C.Nature of Education
Jika dianalisis dari sifat pendidikan, Bahasa Indonesia di SD menempati posisi pada sifat kewajiban, pelestarian, transformasi, membebaskan, dan demokrasi. Sifat kewajiban maksudnya sebagai peserta didik wajib menggunakan Bahasa Indonesia dengan benar, baik dan indah. Pelestarian maksudnya peserta didik harus melestarikan Bahasa Indonesia maupun bahasa ibu. Pada sifat membebaskan artinya bahasa sebagai alat ekspresi. Maksud sifat demokrasi artinya bahasa sebagai alat untuk mendapatkan hak sama.
D. Idealitas
Dari analisis di atas, selain sebagai fungsi komunikasi, bahasa bagi peserta didik SD sebenarnya memiliki aspek lain, yaitu sebagai:
1. Alat menghargai dan pemersatu bangsa Indonesia.
2. Alat meningkatkan kemampuan intelektual, serta kematangan emosional dan social
3. Alat ekspresi, hiburan, dan kenenangan
4. Alat mendapatkan pengetahuan
5. Alat Menghibur
6. Alat Menstimulasi
7. Alat Meyakinkan
8. Alat Menggerakkan
Hakikat pembelajaran bahasa pada intinya sebagai upaya untuk mengarahkan peserta didik SD menjadi terampil berkomunikasi dalam Bahasa Indonesia, baik itu secara lisan maupun tulisan, serta baik dalam situasi formal maupun informal. Selain terampil berkomunikasi, peserta didik diharapkan memiliki sikap apresiatif terhadap karya sastra Bahasa Indonesia, para tokoh-tokoh kebahasaan, guru, dan sesama pelajar. Tujuan tentu saja, untuk menanamkan benih dan menumbuh kembangkan rasa nasionalisme terhadap bangsa dan negara Indonesia, yang pada akhirnya menjadikan Indonesia adil, berdaulat, dan makmur.
Referensi
Dewey, John. (1916). Democracy and Education. New York : Macmillan, Originally Published.

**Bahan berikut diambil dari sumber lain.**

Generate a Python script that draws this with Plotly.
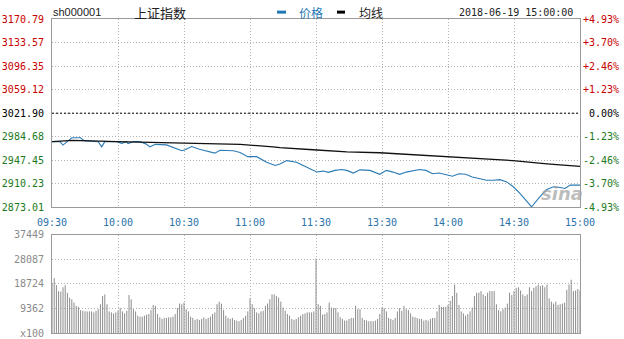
import plotly.graph_objects as go

# ---------------- data ----------------
prev_close = 3021.90
price_ticks = [2873.01, 2910.23, 2947.45, 2984.68, 3021.90, 3059.12, 3096.35, 3133.57, 3170.79]
pct_labels = ["-4.93%", "-3.70%", "-2.46%", "-1.23%", "0.00%", "+1.23%", "+2.46%", "+3.70%", "+4.93%"]
time_ticks = [0, 30, 60, 90, 120, 150, 180, 210, 240]
time_labels = ["09:30", "10:00", "10:30", "11:00", "11:30", "13:30", "14:00", "14:30", "15:00"]
vol_ticks = [0, 9362, 18724, 28087, 37449]
vol_labels = ["x100", "9362", "18724", "28087", "37449"]

# minute index (0 = 09:30, 120 = 11:30/13:00, 240 = 15:00)
price_min = [0, 3.6, 5, 7, 9, 13, 14.5, 21, 22.6, 24, 29.5, 31.7, 34, 34.5, 37, 40, 43, 44.5, 47,
             52, 55, 59, 60.5, 63.5, 67, 70, 74, 76.4, 79.4, 82.4, 85.5, 89, 93, 97.6, 101.4,
             103.6, 106.7, 111.2, 114.2, 118.8, 120.3, 123.3, 125.6, 128.6, 131.7, 134, 137, 140,
             144.5, 149, 152, 155, 158, 161, 164, 167, 170, 173, 176, 179, 182, 185, 188, 191,
             194.5, 197.6, 200.6, 203.6, 206.7, 209.7, 212.7, 215.8, 218, 218.8, 221.8, 224.9,
             227.9, 230.9, 233.2, 235.5, 240]
price_val = [2976.9, 2976.9, 2971.5, 2978.0, 2983.1, 2983.1, 2978.5, 2976.9, 2968.7, 2976.9,
             2976.9, 2974.3, 2976.9, 2973.8, 2976.9, 2976.9, 2972.7, 2968.7, 2972.7, 2971.8,
             2967.6, 2962.5, 2964.0, 2969.2, 2965.0, 2962.5, 2958.8, 2963.4, 2962.5, 2962.5,
             2959.9, 2953.2, 2953.2, 2944.4, 2939.2, 2941.7, 2947.0, 2944.4, 2939.2, 2931.5,
             2928.9, 2930.4, 2928.4, 2931.5, 2933.0, 2931.5, 2927.3, 2932.4, 2931.5, 2925.3,
             2931.5, 2928.8, 2925.3, 2928.8, 2931.5, 2933.0, 2931.5, 2926.2, 2927.3, 2925.3,
             2922.2, 2926.2, 2925.3, 2921.1, 2918.5, 2916.0, 2916.0, 2916.9, 2913.3, 2905.6,
             2895.2, 2882.3, 2873.8, 2877.2, 2890.1, 2901.4, 2905.6, 2904.5, 2902.9, 2908.2,
             2908.2]

avg_min = [0, 9.5, 29.5, 55, 85.5, 100.5, 103.6, 118.6, 134, 149, 164, 179.4, 194.5, 209.5, 225, 240]
avg_val = [2976.9, 2978.9, 2976.9, 2975.4, 2972.7, 2968.7, 2967.6, 2964.1, 2960.9, 2959.4,
           2956.3, 2953.7, 2951.0, 2947.0, 2941.7, 2937.7]

volume = [19000,
          20970, 18220, 15970, 15720, 17470, 18220, 15350, 13480, 12850, 11610,
          10360, 9980, 8740, 8490, 8240, 8240, 8240, 8240, 7860, 8490,
          9110, 10980, 14100, 14730, 10980, 8240, 7860, 7490, 7860, 8490,
          9490, 8240, 7490, 8490, 14480, 12850, 9110, 8240, 6610, 6240,
          6240, 6610, 6990, 7240, 8740, 10730, 10360, 7240, 5990, 5370,
          5740, 5740, 5990, 5990, 6240, 7240, 9490, 11230, 10980, 11610,
          9110, 8240, 6240, 5740, 4990, 5370, 4990, 5370, 5990, 5370,
          5740, 6240, 7240, 7860, 10980, 11980, 11230, 8740, 6610, 5740,
          5370, 5740, 4990, 4740, 4490, 4990, 5740, 6610, 8240, 13230,
          10980, 9490, 7860, 7490, 8240, 8490, 10360, 11230, 12850, 14730,
          14730, 14100, 13480, 11980, 9730, 8490, 7240, 6610, 5370, 4990,
          5370, 5990, 6610, 7240, 7490, 7860, 7860, 7860, 8240, 28450,
          10980, 10360, 6990, 7240, 7860, 11610, 9730, 9490, 9490, 7860,
          5990, 5370, 4740, 4740, 5370, 5740, 5740, 10360, 9110, 9110,
          5740, 4990, 4740, 4490, 4490, 4490, 4740, 5370, 7240, 9730,
          9490, 8240, 5740, 5370, 4990, 5740, 8240, 9490, 8490, 10360,
          9110, 8740, 7490, 6240, 5990, 5740, 5370, 5370, 4740, 4990,
          4740, 5370, 5740, 5740, 8240, 10730, 9980, 9980, 9980, 10730,
          12230, 14100, 18470, 15350, 10730, 8240, 7490, 6610, 7240, 8240,
          9730, 14100, 15350, 15350, 15970, 14730, 14100, 15350, 15970, 15970,
          15970, 10980, 8740, 8240, 9110, 9730, 11230, 15350, 14480, 15970,
          17220, 17470, 16220, 14730, 14100, 14730, 17470, 15970, 17220, 17850,
          18470, 17850, 18220, 17470, 18470, 13230, 11980, 11230, 11980, 10730,
          10980, 11230, 11610, 16470, 18470, 20340, 15970, 16220, 16800, 16200]
vol_idx = list(range(len(volume)))

# ---------------- styles ----------------
RED = "#c80000"
GREEN = "#1b7a1b"
BLUE = "#2a72a8"
LINE_BLUE = "#2b7bb5"
GRID = "#b4b4b4"
BORDER = "#9a9a9a"
MONO = "DejaVu Sans Mono"

def colored(lbl, val):
    if abs(val - prev_close) < 1e-6:
        c = "#000000"
    elif val > prev_close:
        c = RED
    else:
        c = GREEN
    return f'<span style="color:{c}">{lbl}</span>'

left_text = [colored(f"{v:.2f}", v) for v in price_ticks]
right_text = [colored(("\u00a0" if len(l) == 5 else "") + l, v) for l, v in zip(pct_labels, price_ticks)]

# volume bars drawn as thin vertical strokes (one per minute) built from the data
stick_x, stick_y = [], []
for i, v in zip(vol_idx, volume):
    stick_x += [i, i, None]
    stick_y += [0, v, None]

fig = go.Figure()
fig.add_trace(go.Scatter(x=stick_x, y=stick_y, xaxis="x2", yaxis="y3", mode="lines",
                         line=dict(color="#8c8c8c", width=1), hoverinfo="skip",
                         connectgaps=False))
fig.add_trace(go.Scatter(x=price_min, y=price_val, mode="lines",
                         line=dict(color=LINE_BLUE, width=1.1), hoverinfo="skip"))
fig.add_trace(go.Scatter(x=avg_min, y=avg_val, mode="lines",
                         line=dict(color="#111111", width=1.3), hoverinfo="skip"))
fig.add_trace(go.Scatter(x=[0], y=[prev_close], yaxis="y2", mode="markers",
                         marker=dict(opacity=0), hoverinfo="skip"))

axis_common = dict(showline=True, mirror=True, linecolor=BORDER, linewidth=1,
                   showgrid=True, gridcolor=GRID, griddash="1px,2px", gridwidth=1,
                   zeroline=False, ticks="", fixedrange=True)

fig.update_layout(
    width=624, height=339,
    margin=dict(l=52, r=44, t=19, b=0),
    paper_bgcolor="white", plot_bgcolor="white",
    showlegend=False,
    xaxis=dict(domain=[0, 1], anchor="y", range=[0, 240], tickvals=time_ticks,
               ticktext=time_labels, tickfont=dict(family=MONO, size=10, color=BLUE),
               ticklabelstandoff=6, **axis_common),
    yaxis=dict(domain=[0.4, 1.0], anchor="x", range=[price_ticks[0], price_ticks[-1]],
               tickvals=price_ticks, ticktext=left_text,
               tickfont=dict(family=MONO, size=10), ticklabelstandoff=5, **axis_common),
    yaxis2=dict(overlaying="y", side="right", anchor="x", range=[price_ticks[0], price_ticks[-1]],
                tickvals=price_ticks, ticktext=right_text, showgrid=False, zeroline=False,
                showline=False, ticks="", tickfont=dict(family=MONO, size=10),
                ticklabelstandoff=2, fixedrange=True),
    xaxis2=dict(domain=[0, 1], anchor="y3", range=[0, 240], tickvals=time_ticks,
                showticklabels=False, **axis_common),
    yaxis3=dict(domain=[0, 0.3125], anchor="x2", range=[0, vol_ticks[-1]], tickvals=vol_ticks,
                ticktext=vol_labels, tickfont=dict(family=MONO, size=10, color="#8a8a8a"),
                ticklabelstandoff=5, **axis_common),
)

# previous-close reference line
fig.add_shape(type="line", xref="x", yref="y", x0=0, x1=240, y0=prev_close, y1=prev_close,
              line=dict(color="#000000", width=1, dash="2px,2px"), layer="above")

# header
hy = 1.0219
fig.add_annotation(x=-0.002, y=hy, xref="paper", yref="paper", text="sh000001",
                   showarrow=False, xanchor="left", yanchor="middle",
                   font=dict(family="Liberation Sans", size=11, color="#222222"))
fig.add_annotation(x=0.1515, y=hy, xref="paper", yref="paper", text="上证指数",
                   showarrow=False, xanchor="left", yanchor="middle",
                   font=dict(family="Noto Sans CJK SC", size=13, color="#222222"))
fig.add_shape(type="line", xref="paper", yref="paper", x0=0.4261, x1=0.4432, y0=hy, y1=hy,
              line=dict(color="#1f78b4", width=3))
fig.add_annotation(x=0.464, y=hy, xref="paper", yref="paper", text="价格",
                   showarrow=False, xanchor="left", yanchor="middle",
                   font=dict(family="Noto Sans CJK SC", size=12, color="#1f78b4"))
fig.add_shape(type="line", xref="paper", yref="paper", x0=0.5398, x1=0.5549, y0=hy, y1=hy,
              line=dict(color="#000000", width=3))
fig.add_annotation(x=0.5777, y=hy, xref="paper", yref="paper", text="均线",
                   showarrow=False, xanchor="left", yanchor="middle",
                   font=dict(family="Noto Sans CJK SC", size=12, color="#222222"))
fig.add_annotation(x=0.9905, y=hy, xref="paper", yref="paper", text="2018-06-19 15:00:00",
                   showarrow=False, xanchor="right", yanchor="middle",
                   font=dict(family=MONO, size=10, color="#222222"))

# watermark
fig.add_annotation(x=0.966, y=0.445, xref="paper", yref="paper", text="<b><i>sina</i></b>",
                   showarrow=False, xanchor="center", yanchor="middle",
                   font=dict(family="DejaVu Sans", size=18, color="rgba(160,160,160,0.7)"))

fig.write_html("out.html")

Ernest, Paul. (1991). The Philosophy of Mathematics Education. British: Taylor and Francis e-Library.
Subana & Sunarti. (2005). Strategi Belajar Mengajar Bahasa Indonesia. Bandung. Pustaka Setia.
Tarigan, G; Tarigan, Djago. (1992). Pandai Berbahsa Indonesia 4. Jawa Barat: PT. Duta Pratama.
Tarigan, Henry Guntur. (1991). Prinsip-prinsip Dasar Sastra. Bandung : Angkasa.